The only non-academic in this list, Pamela Blais (Principal, Metropole Consultants Ltd.) has sought to daylight the cost of development in the Greater Toronto region over the past decade. This task of defining the "cost of community services" is well established in U.S. communities but for some reason we still do not include it as a regular part of the project- or plan-specific analysis about the costs and benefits of land development in Canada. Pamela's book, Perverse Cities: Hidden Subsidies, Wonky Policy and Urban Sprawl is the only systematic Canadian analysis of the "market distortions and flawed policy that drive sprawl". Pamela offers a sound critique of typical comprehensive and infrastructure planning, and provides direction for correcting market-oriented mis-incentives.
Finally, arguably the fulcrum of land use scholarship and activity in Canada is Doug Harris (Faculty of Law, University of British Columbia). Doug was instrumental in hosting the Association for Law, Property and Society annual meeting in Vancouver, and the first time in Canada, earlier this year, and he provides us with deeply historical and thorough scholarship on two very different aspects of land use. His most well-known work is in the area of aboriginal law. Doug's first book, Fish, Law and Colonialism: The Legal Capture of Salmon in British Columbia, details the impact of fishing regulation on not only salmon as a fisheries resources but how it had an impact on the placement of communities and the expression of the aboriginal right to fish as part of governance, government and property in indigenous communities in B.C. His second book details the settlement of Indian Reserves and the impact of that process on aboriginal fishing rights in B.C. Called Landing Native Fisheries: Indian Reserves and Fishing Rights in British Columbia, 1849-1925, Doug "maps the connections between colonial land policy and law governing fisheries...rewrit[ing] the history of colonial dispossession in British Columbia".

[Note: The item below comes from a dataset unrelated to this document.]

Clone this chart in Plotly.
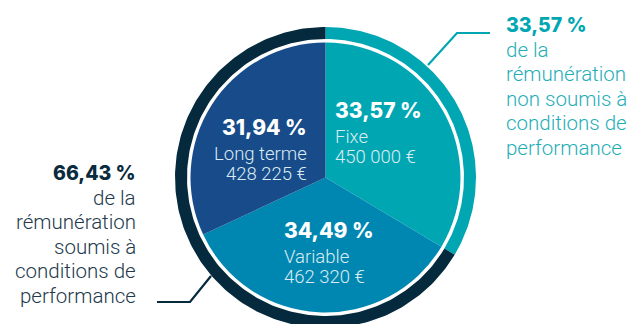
import numpy as np
import plotly.graph_objects as go

# Remuneration components (inner pie)
components = ["Fixe", "Variable", "Long terme"]
amounts = [450000, 462320, 428225]
shares_pct = [33.57, 34.49, 31.94]
slice_colors = ["#00A7B3", "#0087B1", "#174B8A"]

# Outer ring: share not subject / subject to performance conditions
ring_groups = ["non soumis à", "soumis à"]
ring_pct = [33.57, 66.43]
ring_colors = ["#00A7B3", "#05293D"]
ring_text_colors = ["#1FAEB8", "#22394B"]
ring_title_colors = ["#00A7B3", "#0A2A3E"]

W, H = 633, 324
CX, CY = 325.5, 146.5          # centre of the chart (y measured from bottom)
R_PIE = 135.0
R_IN, R_OUT = 138.5, 150.5

BOLD_FONT = "Inter"
LIGHT_FONT = "Roboto"


def fr_pct(v):
    return f"{v:.2f}".replace(".", ",") + " %"


def fr_eur(v):
    return f"{v:,.0f}".replace(",", " ") + " €"


fig = go.Figure()

# Inner pie
fig.add_trace(go.Pie(
    labels=components,
    values=amounts,
    sort=False,
    direction="clockwise",
    rotation=0,
    marker=dict(colors=slice_colors, line=dict(width=0)),
    textinfo="none",
    hoverinfo="label+value+percent",
    showlegend=False,
    domain=dict(x=[(CX - R_PIE) / W, (CX + R_PIE) / W],
                y=[(CY - R_PIE) / H, (CY + R_PIE) / H]),
))

# Outer ring, drawn as filled annular sectors starting at 12 o'clock, clockwise
start = 90.0
for name, pct, col in zip(ring_groups, ring_pct, ring_colors):
    sweep = pct / 100.0 * 360.0
    a = np.radians(np.linspace(start, start - sweep, 200))
    xs = np.concatenate([CX + R_OUT * np.cos(a), CX + R_IN * np.cos(a[::-1])])
    ys = np.concatenate([CY + R_OUT * np.sin(a), CY + R_IN * np.sin(a[::-1])])
    fig.add_trace(go.Scatter(
        x=xs, y=ys, fill="toself", fillcolor=col, mode="lines",
        line=dict(width=0, color=col), hoverinfo="skip", showlegend=False,
    ))
    start -= sweep

# Leader lines
fig.add_trace(go.Scatter(x=[428, 457, 490], y=[H - 65, H - 33, H - 33], mode="lines",
                         line=dict(color=ring_colors[0], width=2.2),
                         hoverinfo="skip", showlegend=False))
fig.add_trace(go.Scatter(x=[211, 190, 157], y=[H - 276, H - 302, H - 302], mode="lines",
                         line=dict(color=ring_colors[1], width=2.2),
                         hoverinfo="skip", showlegend=False))

ann = []


def add_text(x, y, text, size, color, bold, anchor):
    # annotations carry a little padding; nudge so the glyphs sit on x
    dx = -3 if anchor == "left" else 3
    ann.append(dict(x=x + dx, y=H - y, xref="x", yref="y", text=text, showarrow=False,
                    xanchor=anchor, yanchor="middle",
                    font=dict(family=BOLD_FONT if bold else LIGHT_FONT, size=size,
                              color=color, weight=800 if bold else 300)))


# Labels inside the pie slices
inner_pos = {
    "Fixe": (336, 110, "left"),
    "Variable": (285, 230, "left"),
    "Long terme": (306, 127, "right"),
}
for comp, amt, pct in zip(components, amounts, shares_pct):
    x, y, anc = inner_pos[comp]
    add_text(x, y, fr_pct(pct), 21, "white", True, anc)
    add_text(x, y + 27, comp, 18.5, "#DCEBF2", False, anc)
    add_text(x, y + 47, fr_eur(amt), 18.5, "#DCEBF2", False, anc)

# Ring annotations
blocks = [
    (507, 25, "left", ring_pct[0], ring_text_colors[0], ring_title_colors[0],
     ["de la", "rémunération", "non soumis à", "conditions de", "performance"]),
    (135, 173, "right", ring_pct[1], ring_text_colors[1], ring_title_colors[1],
     ["de la", "rémunération", "soumis à", "conditions de", "performance"]),
]
for x, y0, anc, pct, tcol, hcol, body in blocks:
    add_text(x, y0, fr_pct(pct), 19.5, hcol, True, anc)
    for i, line in enumerate(body):
        add_text(x, y0 + 24.6 * (i + 1), line, 20.5, tcol, False, anc)

fig.update_layout(
    width=W, height=H,
    margin=dict(l=0, r=0, t=0, b=0),
    paper_bgcolor="white", plot_bgcolor="white",
    xaxis=dict(range=[0, W], visible=False, fixedrange=True),
    yaxis=dict(range=[0, H], visible=False, fixedrange=True),
    annotations=ann,
    showlegend=False,
)

fig.write_html("out.html")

Doug's other area of scholarship is urban land use and land titles, and we are eagerly awaiting a book on strata property and condominiums. Although no publication information is available, I will put in an advance plug because it will be the definitive statement in Canada on strata property and its host of issues for a long time to come. Doug started exploring strata through a project on the history of the rise of condos in Vancouver and is carrying on with the topic through a seminar at UBC. There are journal articles trickling through the academic scholarship pipeline, and I am just putting it out there that there are at least two of us who cannot wait for the book.
Looking back at this list, although I went on at length about how few legal academics there are in Canada who focus on land use I will boldly say that these four people and their scholarship will give you a good start in the Canadian realm and will encourage you to delve further into that polite land use arena that is Canada.